Morale arétique et morale idéologique
Les pages consacrées au dualisme et au monisme, à la mystique médiévale, à la morale, ou encore au désir, sont d'une richesse incomparable. Elles ne sont pas dépourvues de liens avec les textes plus politiques de l'auteur : au contraire, elles leur apportent une fondation. La remise en cause de la doctrine nominaliste de Guillaume d'Ockham, par exemple, est en quelque sorte le soubassement de la critique de l'individualisme libéral. La réflexion sur la pleonexia grecque (le « vouloir-plus ») fonde indirectement l'appel à sortir de la logique moderne de la croissance. L'opposition entre le temps cyclique et le temps linéaire explique la montée en puissance de l'idéologie du progrès, une fois les schémas de pensée chrétiens sécularisés et transformés en religions politiques matérialistes ou positivistes. La distinction entre la morale arctique et la morale déontologique porte en sous-main le développement de l'idéologie droit-de-l’hommiste actuelle. Le passage d'une éthique collective de l'honneur à une morale du péché, rabattue sur le for intérieur, justifie pour ainsi dire le désengagement communautaire contemporain et le déclin de la vertu civique.

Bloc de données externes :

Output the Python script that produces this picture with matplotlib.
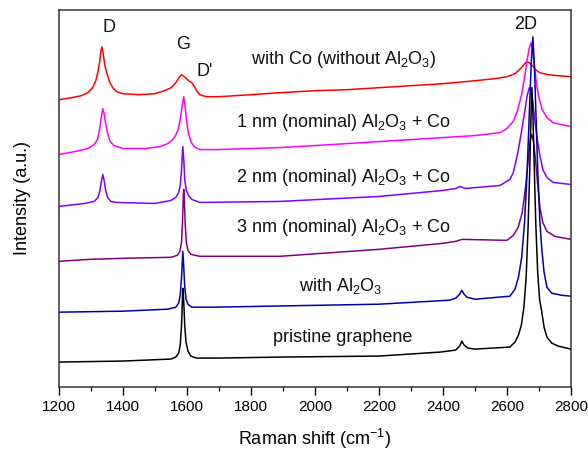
import matplotlib
matplotlib.use("Agg")
import matplotlib.pyplot as plt
from matplotlib.ticker import MultipleLocator

plt.rcParams['font.family'] = ['Liberation Sans', 'DejaVu Sans']
plt.rcParams['mathtext.default'] = 'regular'

# Raman shift (cm^-1) and intensity (a.u., stacked)
red_x = [1200, 1240, 1270, 1290, 1305, 1315, 1322, 1327, 1331, 1334, 1338, 1343, 1350, 1358, 1368, 1380,
         1400, 1450, 1500, 1530, 1550, 1565, 1575, 1583, 1592, 1605, 1615, 1622, 1630, 1640, 1660, 1700,
         1800, 1890, 2000, 2100, 2200, 2300, 2400, 2500, 2560, 2600, 2625, 2645, 2655, 2662, 2670, 2680,
         2690, 2703, 2730, 2760, 2800]
red_y = [288, 290, 292, 295, 300, 307, 316, 326, 336, 341, 335, 323, 314, 306, 300, 296,
         294, 293, 294, 297, 300, 305, 310, 313, 311, 307, 305, 302, 297, 293, 291, 291,
         293, 295, 297, 298, 300, 302, 304, 307, 309, 311, 314, 320, 324, 326, 325, 322,
         318, 315, 313, 312, 311]

mag_x = [1200, 1250, 1290, 1310, 1320, 1327, 1332, 1337, 1341, 1346, 1352, 1360, 1372, 1400, 1470, 1516,
         1540, 1556, 1566, 1574, 1580, 1585, 1590, 1594, 1599, 1605, 1612, 1622, 1640, 1700, 1890, 2000,
         2200, 2400, 2500, 2578, 2600, 2619, 2632, 2645, 2655, 2663, 2670, 2675, 2680, 2686, 2693, 2700,
         2710, 2725, 2744, 2770, 2800]
mag_y = [233, 236, 239, 243, 248, 258, 270, 279, 274, 264, 254, 246, 242, 239, 239, 241,
         244, 248, 253, 260, 270, 282, 291, 282, 266, 254, 246, 241, 238, 238, 240, 242,
         246, 250, 252, 255, 259, 266, 276, 292, 310, 328, 340, 345, 338, 322, 302, 290,
         278, 270, 265, 263, 261]

vio_x = [1200, 1280, 1310, 1322, 1328, 1333, 1337, 1341, 1346, 1352, 1362, 1380, 1500, 1550, 1565, 1574,
         1579, 1583, 1587, 1590, 1593, 1598, 1605, 1615, 1640, 1890, 2200, 2400, 2440, 2453, 2470, 2578,
         2609, 2620, 2634, 2645, 2655, 2663, 2670, 2675, 2681, 2688, 2695, 2703, 2712, 2725, 2745, 2800]
vio_y = [181, 184, 186, 190, 197, 207, 213, 207, 197, 190, 186, 185, 184, 187, 190, 195,
         202, 218, 241, 228, 208, 197, 192, 188, 185, 186, 191, 197, 199, 201, 199, 202,
         208, 215, 235, 255, 275, 292, 300, 297, 285, 265, 248, 232, 218, 210, 205, 203]

pur_x = [1200, 1300, 1400, 1550, 1570, 1578, 1583, 1586, 1589, 1590, 1592, 1595, 1598, 1603, 1612, 1640,
         1890, 2200, 2400, 2440, 2460, 2600, 2620, 2635, 2648, 2658, 2667, 2673, 2678, 2683, 2690, 2697,
         2703, 2712, 2725, 2750, 2800]
pur_y = [126, 128, 129, 130, 132, 136, 145, 165, 195, 198, 185, 160, 145, 137, 133, 131,
         131, 138, 144, 146, 148, 147, 152, 160, 175, 200, 230, 248, 253, 246, 225, 200,
         180, 165, 156, 151, 148]

blu_x = [1200, 1400, 1540, 1565, 1574, 1579, 1583, 1587, 1590, 1593, 1597, 1603, 1615, 1680, 2200, 2420,
         2440, 2452, 2459, 2466, 2475, 2500, 2609, 2625, 2636, 2646, 2655, 2663, 2670, 2676, 2681, 2686,
         2691, 2697, 2703, 2709, 2716, 2725, 2740, 2770, 2800]
blu_y = [75, 76, 78, 80, 84, 92, 110, 136, 120, 100, 88, 83, 80, 80, 83, 87,
         89, 93, 97, 93, 90, 88, 91, 98, 110, 130, 165, 215, 275, 325, 351, 320,
         270, 210, 165, 138, 115, 100, 94, 92, 91]

blk_x = [1200, 1400, 1550, 1565, 1574, 1579, 1583, 1587, 1590, 1593, 1597, 1603, 1612, 1630, 1700, 1890,
         2200, 2391, 2440, 2452, 2459, 2466, 2478, 2500, 2609, 2625, 2636, 2645, 2653, 2660, 2666, 2671,
         2675, 2678, 2681, 2685, 2690, 2696, 2702, 2709, 2716, 2725, 2740, 2760, 2800]
blk_y = [25, 26, 28, 30, 34, 42, 62, 99, 85, 62, 45, 36, 31, 29, 29, 30,
         31, 35, 37, 41, 46, 42, 39, 38, 40, 45, 52, 62, 80, 110, 160, 215,
         270, 300, 275, 225, 165, 115, 88, 75, 60, 50, 44, 41, 38]

labels = ["with Co (without Al$_2$O$_3$)", "1 nm (nominal) Al$_2$O$_3$ + Co",
          "2 nm (nominal) Al$_2$O$_3$ + Co", "3 nm (nominal) Al$_2$O$_3$ + Co",
          "with Al$_2$O$_3$", "pristine graphene"]
colors = ["#ff0000", "#ff00ff", "#8000ff", "#800080", "#0000a8", "#000000"]
peak_names = ["D", "G", "D'", "2D"]

fig = plt.figure(figsize=(5.88, 4.5), dpi=100)
ax = fig.add_axes([0.1003, 0.14, 0.8707, 0.838])

series = [(red_x, red_y), (mag_x, mag_y), (vio_x, vio_y), (pur_x, pur_y), (blu_x, blu_y), (blk_x, blk_y)]
for (x, y), c in zip(series, colors):
    ax.plot(x, y, color=c, lw=1.1)

ax.set_xlim(1200, 2800)
ax.set_ylim(0, 378)

label_pos = [(2090, 328), (2090, 265), (2090, 210), (2090, 160), (2082, 101), (2087, 50)]
for (lx, ly), t in zip(label_pos, labels):
    ax.text(lx, ly, t, fontsize=13, ha='center', va='center', color='#111111')

peak_pos = [(1357, 360), (1587, 343), (1655, 316), (2657, 363)]
for (px, py), t in zip(peak_pos, peak_names):
    ax.text(px, py, t, fontsize=13, ha='center', va='center', color='#111111')

ax.xaxis.set_major_locator(MultipleLocator(200))
ax.xaxis.set_minor_locator(MultipleLocator(100))
ax.tick_params(axis='x', which='major', direction='out', length=6, width=1, labelsize=11, top=False)
ax.tick_params(axis='x', which='minor', direction='out', length=3, width=1, top=False)
ax.set_yticks([])
for s in ax.spines.values():
    s.set_color('#333333')
    s.set_linewidth(1.1)

ax.set_xlabel("Raman shift (cm$^{-1}$)", fontsize=13, labelpad=9)
ax.set_ylabel("Intensity (a.u.)", fontsize=13, labelpad=20)

fig.savefig("out.png", dpi=100)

Jésus et ses frères, en somme, ne doit pas être considéré comme un ouvrage mineur d'Alain de Benoist. C'est au contraire un livre qui, en rassemblant des textes de styles et de tons disparates, propose des éléments essentiels de sa réflexion. Un livre qui étend sa réflexion à des champs de la pensée établissant les piliers à partir desquels, pour ainsi dire, l'œuvre a pu s'édifier.
Paul Masquelier éléments N° 124 printemps 2007
C'est-à-dire, Les Amis d'Alain de Benoist, Paris 2006,2 vol., 350 et 330 p., 49 €.
Jésus et ses frères, Les Amis d'Alain de Benoist, Paris 2006,320 p., 27 €.